There’s this assumption that’s been floating around forever—that tech is a boys’ thing. Not because of anything real, just because someone decided it was decades ago. Girls interested in coding get pointed toward design or marketing instead. Not because they can’t logic. Because of culture. Because the shape everyone assumes tech takes is male.

Fiona Krakenbürger, a programmer in Berlin, has spent years working against that assumption. She builds spaces for girls to learn code, tinker with networks, build actual things. She’s vocal about open digital culture, the basic principle that the people creating the future should be the ones who get to shape it, not people gatekeeping it.
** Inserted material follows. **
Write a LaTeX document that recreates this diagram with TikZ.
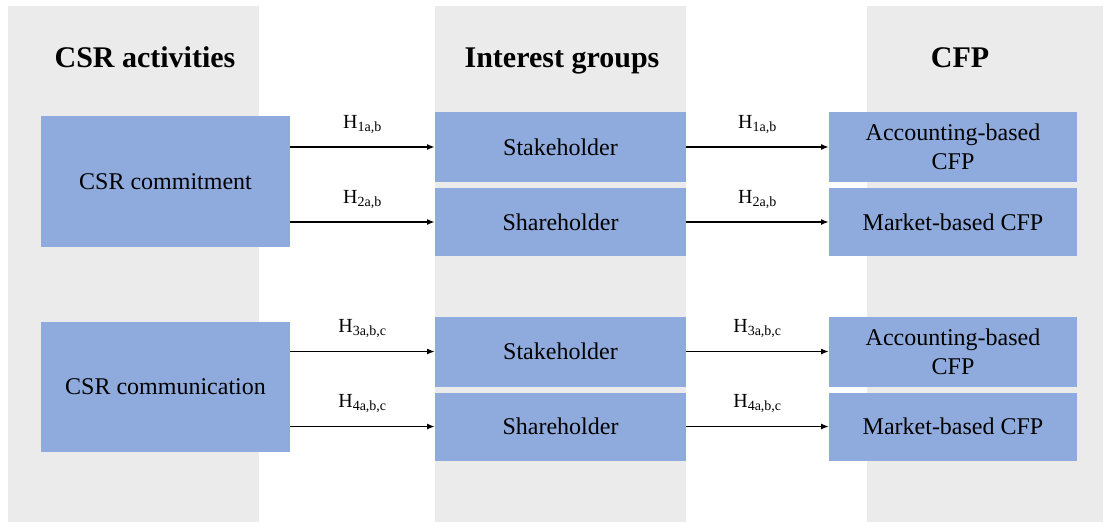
\documentclass[tikz,border=0pt]{standalone}
\usepackage{fontspec}
\setmainfont{Liberation Serif}
\usetikzlibrary{positioning,arrows.meta}
\definecolor{bandgray}{HTML}{EBEBEB}
\definecolor{boxblue}{HTML}{8FAADC}
\begin{document}
\begin{tikzpicture}[x=1pt,y=-1pt,
        band/.style = {fill=bandgray},
        box/.style = {fill=boxblue, inner sep=0pt, outer sep=0pt, align=center, font=\fontsize{24}{29}\selectfont},
        wide/.style = {box, minimum width=249pt, minimum height=131pt},
        mid/.style = {box, minimum width=251pt, minimum height=70pt},
        low/.style = {box, minimum width=251pt, minimum height=68pt},
        title/.style = {anchor=base, font=\fontsize{30}{36}\selectfont\bfseries},
        hyp/.style = {midway, anchor=base, yshift=19pt, inner sep=0pt, font=\fontsize{20}{24}\selectfont},
        link/.style = {-{Latex[length=8pt,width=6pt]}, line width=1.7pt}]
                \useasboundingbox (0,0) rectangle (1108,522);
                \fill[band] (8,6) rectangle (259,522);
                \fill[band] (435,6) rectangle (686,522);
                \fill[band] (867,6) rectangle (1103,522);

                \node[title] (t1) at (145,67) {CSR activities};
                \node[title] (t2) at (562,67) {Interest groups};
                \node[title] (t3) at (960,67) {CFP};

                \node[wide] (commit) at (165.5,181.5) {CSR commitment};
                \node[mid] (stake1) at (560.5,147) {Stakeholder};
                \node[low] (share1) [below=6pt of stake1] {Shareholder};
                \node[mid, minimum width=248pt] (acc1) at (953,147) {Accounting-based\\CFP};
                \node[low, minimum width=248pt] (mkt1) [below=6pt of acc1] {Market-based CFP};

                \node[wide, minimum height=130pt] (comm) at (165.5,387) {CSR communication};
                \node[mid] (stake2) at (560.5,351.5) {Stakeholder};
                \node[low] (share2) [below=6pt of stake2] {Shareholder};
                \node[mid, minimum width=248pt] (acc2) at (953,351.5) {Accounting-based\\CFP};
                \node[low, minimum width=248pt] (mkt2) [below=6pt of acc2] {Market-based CFP};

                \draw[link] (commit.east |- stake1.west) -- node[hyp] {H\textsubscript{1a,b}} (stake1.west);
                \draw[link] (commit.east |- share1.west) -- node[hyp] {H\textsubscript{2a,b}} (share1.west);
                \draw[link] (stake1.east) -- node[hyp] {H\textsubscript{1a,b}} (acc1.west);
                \draw[link] (share1.east) -- node[hyp] {H\textsubscript{2a,b}} (mkt1.west);
                \draw[link] (comm.east |- stake2.west) -- node[hyp] {H\textsubscript{3a,b,c}} (stake2.west);
                \draw[link] (comm.east |- share2.west) -- node[hyp] {H\textsubscript{4a,b,c}} (share2.west);
                \draw[link] (stake2.east) -- node[hyp] {H\textsubscript{3a,b,c}} (acc2.west);
                \draw[link] (share2.east) -- node[hyp] {H\textsubscript{4a,b,c}} (mkt2.west);
            \end{tikzpicture}
\end{document}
In an interview with German public radio, she talked about the problem simply: coding is a language. You learn languages. No genetic prerequisites. The barrier is cultural—nobody told girls they could, so they didn’t try, and then the field pointed to their absence as proof they weren’t interested. A self-fulfilling prophecy that everyone treated as biology.

What strikes me is the waste of it. How many problems never get solved, how much work stays unmade, because we told half the population tech wasn’t for them. Fiona spends her time changing that calculation.

The thing that’s weirdest, looking back, is how recently this all became controversial. For decades everyone was fine with the idea that computers required a Y chromosome. Then someone said it out loud and it sounded ridiculous. It always was ridiculous. We just weren’t paying attention.